At Africa Climate Week, CSOs, farmers seek stronger emphasis on climate change adaptation

                                  Flooding in Mozambique as Tropical Cyclone Desmond makes landfall (Photo Credit: Al Jazeera)
More than 40 civil society organisations across Africa Thursday unanimously agreed that the region’s governments need to pay urgent attention to climate change issues.

In a joint statement issued at the end of the 2019 Africa Climate Week held in Accra, Ghana, the group called for a transformation of the current industrial agriculture by prioritising agroecology.

The theme for this year’s event, which held between March 18 – 22, was ‘Climate Action in Africa: A race we can win.’

“The solution to climate change is within the realm of non-market mechanisms and pro-people initiatives,” said Labram Musah of the Vision for Alternative Development, Ghana.

“Agroecology will not only tackle climate change, it will also ensure that local livelihoods are protected.”

Although it contributed little to global warming, Africa is one of the most highly vulnerable regions to the effects of climate change.

This week, at least 89 people were killed in Zimbabwe after Cyclone Idai tore across the eastern and southern parts of the country.

More than 1,000 fatalities were recorded in neighbouring Mozambique, prompting the president to declare a state of emergency in the southern African nation.

The participants at the Africa Climate Week observed that farmers who depend on predictable rainfall patterns are harvesting lower yields due to poor soil quality, pest invasions, droughts, floods, and waters drying up in many communities.

They also observed that the trends, in most cases, hit women and girls the hardest, noting that women farmers face discrimination when they try to access finance to make investments needed to cope with the impacts of climate change.

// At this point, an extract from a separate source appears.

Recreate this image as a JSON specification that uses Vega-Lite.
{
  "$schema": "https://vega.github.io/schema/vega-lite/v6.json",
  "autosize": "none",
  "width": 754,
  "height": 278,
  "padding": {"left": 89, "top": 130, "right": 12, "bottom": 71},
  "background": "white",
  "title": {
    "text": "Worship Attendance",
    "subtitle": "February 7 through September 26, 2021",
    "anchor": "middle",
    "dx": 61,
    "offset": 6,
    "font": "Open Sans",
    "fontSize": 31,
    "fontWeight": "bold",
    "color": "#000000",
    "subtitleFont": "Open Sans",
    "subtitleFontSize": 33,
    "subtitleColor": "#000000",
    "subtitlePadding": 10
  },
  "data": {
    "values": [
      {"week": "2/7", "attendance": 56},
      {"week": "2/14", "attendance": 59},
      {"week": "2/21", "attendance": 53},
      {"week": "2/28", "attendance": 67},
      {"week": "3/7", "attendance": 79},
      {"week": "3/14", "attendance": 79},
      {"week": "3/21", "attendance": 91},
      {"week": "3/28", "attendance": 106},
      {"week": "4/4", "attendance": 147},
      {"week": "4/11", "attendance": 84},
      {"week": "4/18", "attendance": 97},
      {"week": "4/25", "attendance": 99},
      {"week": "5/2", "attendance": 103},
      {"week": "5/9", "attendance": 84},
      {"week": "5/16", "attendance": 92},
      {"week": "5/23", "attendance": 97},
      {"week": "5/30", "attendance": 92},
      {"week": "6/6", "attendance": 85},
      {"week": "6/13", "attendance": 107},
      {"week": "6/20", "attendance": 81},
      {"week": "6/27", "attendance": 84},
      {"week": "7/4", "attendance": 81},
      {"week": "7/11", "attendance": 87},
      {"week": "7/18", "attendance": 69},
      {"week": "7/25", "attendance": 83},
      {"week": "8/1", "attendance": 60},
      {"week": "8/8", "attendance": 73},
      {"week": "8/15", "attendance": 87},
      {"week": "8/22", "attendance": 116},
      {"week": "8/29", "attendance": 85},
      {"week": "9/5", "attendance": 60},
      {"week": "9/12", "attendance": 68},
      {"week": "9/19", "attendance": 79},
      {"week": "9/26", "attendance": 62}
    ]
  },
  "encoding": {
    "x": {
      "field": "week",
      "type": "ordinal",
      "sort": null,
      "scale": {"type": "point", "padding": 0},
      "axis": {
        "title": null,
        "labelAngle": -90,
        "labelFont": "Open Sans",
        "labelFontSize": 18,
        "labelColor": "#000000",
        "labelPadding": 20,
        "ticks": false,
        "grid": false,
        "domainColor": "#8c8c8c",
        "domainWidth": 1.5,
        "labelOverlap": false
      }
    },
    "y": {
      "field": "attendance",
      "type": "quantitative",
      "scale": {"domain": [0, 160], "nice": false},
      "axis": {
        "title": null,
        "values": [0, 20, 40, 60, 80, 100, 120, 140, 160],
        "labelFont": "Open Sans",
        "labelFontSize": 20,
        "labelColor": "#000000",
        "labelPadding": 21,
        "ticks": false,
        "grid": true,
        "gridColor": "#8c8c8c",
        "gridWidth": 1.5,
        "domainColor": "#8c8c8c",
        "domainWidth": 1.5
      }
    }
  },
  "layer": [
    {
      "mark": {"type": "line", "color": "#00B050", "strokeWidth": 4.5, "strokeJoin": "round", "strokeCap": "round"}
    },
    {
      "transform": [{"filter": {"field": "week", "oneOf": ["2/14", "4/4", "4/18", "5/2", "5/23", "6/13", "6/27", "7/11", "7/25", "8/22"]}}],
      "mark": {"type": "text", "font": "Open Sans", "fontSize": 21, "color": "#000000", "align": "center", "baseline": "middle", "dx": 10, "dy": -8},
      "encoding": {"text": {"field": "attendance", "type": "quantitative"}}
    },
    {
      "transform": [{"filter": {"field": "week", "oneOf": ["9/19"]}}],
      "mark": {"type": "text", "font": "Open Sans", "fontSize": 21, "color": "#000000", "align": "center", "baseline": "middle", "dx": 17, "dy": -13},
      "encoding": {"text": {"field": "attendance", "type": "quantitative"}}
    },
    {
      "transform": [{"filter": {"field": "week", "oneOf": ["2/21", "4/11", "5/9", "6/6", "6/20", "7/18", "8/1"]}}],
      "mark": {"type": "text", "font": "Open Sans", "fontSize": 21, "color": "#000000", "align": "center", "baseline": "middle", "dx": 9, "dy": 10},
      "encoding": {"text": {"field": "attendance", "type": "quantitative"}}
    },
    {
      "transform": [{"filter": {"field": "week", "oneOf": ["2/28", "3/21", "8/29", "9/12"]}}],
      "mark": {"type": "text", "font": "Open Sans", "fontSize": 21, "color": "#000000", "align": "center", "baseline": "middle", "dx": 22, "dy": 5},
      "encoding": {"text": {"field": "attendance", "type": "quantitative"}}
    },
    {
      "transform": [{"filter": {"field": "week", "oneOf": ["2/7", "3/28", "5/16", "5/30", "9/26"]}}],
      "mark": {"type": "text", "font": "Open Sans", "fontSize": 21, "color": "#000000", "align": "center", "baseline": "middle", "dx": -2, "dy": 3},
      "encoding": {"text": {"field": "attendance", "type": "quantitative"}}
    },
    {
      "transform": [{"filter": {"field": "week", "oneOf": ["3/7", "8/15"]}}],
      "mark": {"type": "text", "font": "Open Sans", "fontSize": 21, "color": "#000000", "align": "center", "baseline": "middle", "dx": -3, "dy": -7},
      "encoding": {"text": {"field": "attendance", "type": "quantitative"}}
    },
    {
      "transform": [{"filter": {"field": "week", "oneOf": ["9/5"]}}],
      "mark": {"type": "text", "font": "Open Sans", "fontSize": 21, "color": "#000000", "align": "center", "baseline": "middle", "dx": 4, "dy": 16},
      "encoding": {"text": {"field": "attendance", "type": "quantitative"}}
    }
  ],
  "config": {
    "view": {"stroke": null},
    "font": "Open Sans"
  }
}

The participants further observed that the more industrialised countries and economic powers such as the United States, Japan, and other European countries should take on more of the responsibility for mitigation while the poorer nations be allowed to channel their resources to adaptation programmes.

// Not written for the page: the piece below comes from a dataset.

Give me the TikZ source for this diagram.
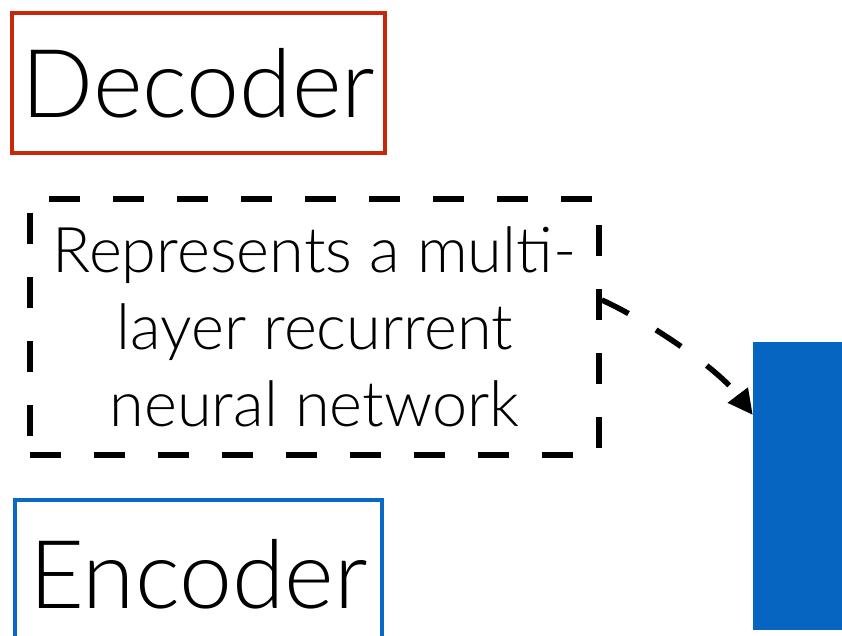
\documentclass[tikz,border=0pt]{standalone}
\usepackage{fontspec}
\setmainfont{Lato}[UprightFont=* Light]
\usetikzlibrary{arrows.meta}
\definecolor{decred}{RGB}{200,40,10}
\definecolor{encblue}{RGB}{10,104,200}
\definecolor{rnnblue}{RGB}{5,101,192}

\begin{document}
\begin{tikzpicture}[x=1pt,y=-1pt]
        \tikzstyle{every node} = [rectangle, inner sep=0pt]
        \tikzstyle{titlebox} = [draw, line width=4.5pt, font=\fontsize{95}{100}\selectfont]
        \tikzstyle{notebox} = [draw, line width=5.5pt, dash pattern=on 31pt off 33pt, align=center, font=\fontsize{63}{77}\selectfont]
        \useasboundingbox (0,0) rectangle (842,636);
        \clip (0,0) rectangle (842,636);

        \node[titlebox, draw=decred, minimum width=373, minimum height=140] (dec) at (198.5,83) {Decoder};
        \node[notebox, minimum width=569, minimum height=256] (note) at (314.5,327) {Represents a multi-\\layer recurrent\\neural network};
        \node[fill=rnnblue, minimum width=200, minimum height=288] (rnn) at (853,486) {};
        \node[titlebox, draw=encblue, minimum width=367, minimum height=148] (enc) at (198.5,574) {Encoder};

        \draw[line width=5.5pt, dash pattern=on 30pt off 32pt, -{Triangle[length=25pt,width=24pt]}]
                ([yshift=27pt]note.east) .. controls (640,317) and (715,365) .. ([yshift=71pt]rnn.west);
\end{tikzpicture}
\end{document}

“Since the beginning of the Africa Climate Week, we have been witnesses to how the fossil fuel industry trade associations and their allies tried to steer the discussions away from the real solutions,” said Philip Jakpor, Head of Media and Campaigns at Environmental Rights Action/Friends of the Earth Nigeria (ERA/FoEN).

“We stand with farmers and other groups advocating agroecology in place of industrial agriculture which contributes to climate change.”

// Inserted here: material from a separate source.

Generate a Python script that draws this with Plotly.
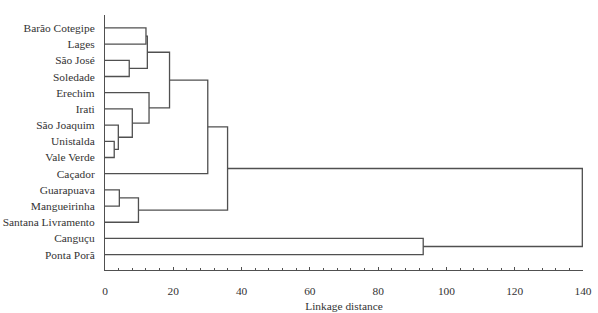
import plotly.graph_objects as go

leaves = ["Barão Cotegipe", "Lages", "São José", "Soledade", "Erechim", "Irati",
          "São Joaquim", "Unistalda", "Vale Verde", "Caçador", "Guarapuava",
          "Mangueirinha", "Santana Livramento", "Canguçu", "Ponta Porã"]

# merges: (left child, right child, linkage distance); clusters named c0, c1, ...
merge_left = ["Barão Cotegipe", "São José", "c0", "Unistalda", "São Joaquim", "Irati",
              "Erechim", "c2", "c7", "Guarapuava", "c9", "c8", "Canguçu", "c11"]
merge_right = ["Lages", "Soledade", "c1", "Vale Verde", "c3", "c4",
               "c5", "c6", "Caçador", "Mangueirinha", "Santana Livramento", "c10", "Ponta Porã", "c12"]
merge_height = [12.0, 7.1, 12.4, 2.7, 3.9, 8.0, 12.9, 18.9, 30.1, 4.2, 9.8, 35.9, 93.2, 139.8]

x_ticks = [0, 20, 40, 60, 80, 100, 120, 140]

pos = {name: (0.0, float(i)) for i, name in enumerate(leaves)}
xs, ys = [], []
for k, (a, b, h) in enumerate(zip(merge_left, merge_right, merge_height)):
    ha, ya = pos[a]
    hb, yb = pos[b]
    xs += [ha, h, h, hb, None]
    ys += [ya, ya, yb, yb, None]
    pos[f"c{k}"] = (h, (ya + yb) / 2)

line_color = "#505050"
font = dict(family="Liberation Serif, Times New Roman, serif", size=11.4, color="#333333")

fig = go.Figure()
fig.add_trace(go.Scatter(x=xs, y=ys, mode="lines",
                         line=dict(color=line_color, width=1.3),
                         hoverinfo="skip", showlegend=False))

fig.update_layout(
    width=598, height=313,
    margin=dict(l=105, r=15, t=15, b=43),
    plot_bgcolor="white", paper_bgcolor="white",
    font=font,
    showlegend=False,
)
fig.update_xaxes(
    range=[0, 140], tickvals=x_ticks, ticktext=[str(t) for t in x_ticks],
    showgrid=False, zeroline=False, automargin=False,
    showline=True, linecolor=line_color, linewidth=1,
    ticks="inside", ticklen=3, tickcolor=line_color,
    minor=dict(dtick=4, tick0=0, ticks="inside", ticklen=2, tickcolor=line_color),
    title=dict(text="Linkage distance", font=font, standoff=6),
    ticklabelstandoff=10,
)
fig.update_yaxes(
    range=[14.95, -0.8], tickvals=list(range(len(leaves))), ticktext=leaves,
    showgrid=False, zeroline=False, automargin=False,
    showline=True, linecolor=line_color, linewidth=1,
    ticks="", ticklabelstandoff=7,
)

fig.write_html("out.html")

Among the key demands at the event include the enforcing existing environmental laws and implementing policies and programmes to halt the rate of environmental degradation, supporting women farmers with less labour intensive innovations and technologies, and adequate budgetary support targeting women.

Other demands include challenging false solutions being put forward by actors with commercial interests which would further entrench inequality within the citizenry.

“We deeply remain skeptical of false solutions such as – climate-smart agriculture, carbon markets, geo-engineering and recognise that climate insurance has a limited role to play in building resilience,” the participants stated.